セリ場に集まる店舗持ちの業者だって、直接客から買い入れる方が多い。
入院していた親が死んだ。古いタンスを引き取ってほしい。などとくると、まずロクなものはない。骨董には間があるタンス、ウールの着物の山が定番だ。
買い入れというよりも、引き取り料をもらって、整理してやることも多い。その引き取ったタンスの底に敷いてある、古い新聞紙の下とか、かくし引き出しに何十万もヘソクリが隠されていることがあるという。業者はまず、その辺を丁寧に見るらしい。
海千山千のオトコたちである。なかには折角オトシタ品を、トラックに間違ったふりして乗せて持っていかれてしまうこともある。外でセリ落とした品は、土間にかためておいて置くしかないし、室内でオトシタ品も、土間に集めておく。目が届かないのでやられる。口惜しい思いを何度もした。
セリが室内へ移動するときは、オーナーがそうしたトラブルがないように荷積みする業者に目を光らせていて、少しの間が出来る。その時間は近くに座っている人たちの交流の時間。いろいろ情報をもらう。たとえば食卓をオトシタ時は、この程度だと、幾らの売値をつけるかと聞くのだ。値段のことも、荷積みでも、こちらが素人で競合もしないので親切にしてもらった。
だが荷主が商品をセリにかける。こちらが声を出す。競走相手がいなければ一発で決まるのだが、仲間がグルになって声を出してくる。ドンドン値が上がる。こちらが思ったより早く諦めると相手は具合が悪いのだが、間違って相手にオチルことになっても、荷主とは話し合いが出来ているのだろう。
私も品物を持っていったときは、仲良くしていた人にセリ値をあげてもらったからあいこだ。
車の荷台に大きなものを載せたり、ロープで縛ってもらったり、お世話になるので、一升瓶をとどけたり、それなりに気は遣った。
勉強のために、骨董市のセリにも何度か行った。豊平のセリ市より、こちらは大分金持ち揃いだ。セリの金額が違う。何万~何十万と出る。 ひと癖もふた癖もある男たちや女たちだ。
私は小心者で冒険はしたくないから見学だ。どういうものが、どういう値段で動くのか知りたいだけだ。
商売をするためには、売る商品がなければダメだ。毎日でもセリ市に顔を出したかった。
チョット店に置いておきたい気の利いた商品は、真っ先に売れていく。あとはガラクタばかりだ。

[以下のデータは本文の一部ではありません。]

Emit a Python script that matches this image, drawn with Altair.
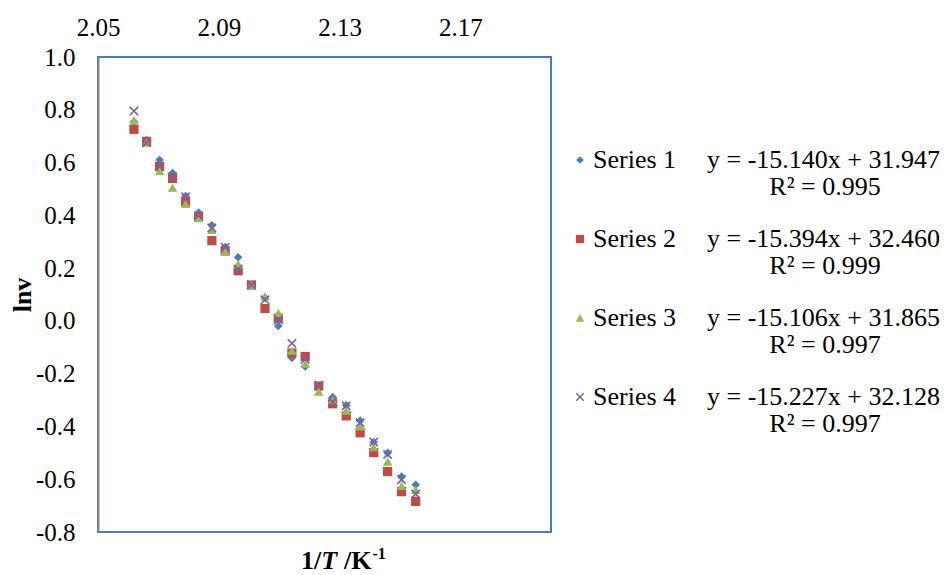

特にいい品物は部屋の奥に入れてしまう。心あたりのお客さんに電話してまず見てもらう。
はずしたことはなかった。 気に入って即決で買ってもらえた。 が、そんなに度々あることではない。
こんなもの誰が買うかと思うような品物も売れていくから、世の中タデ喰う虫もすきずきだ。
我が家の不用品はあなたの宝物だ。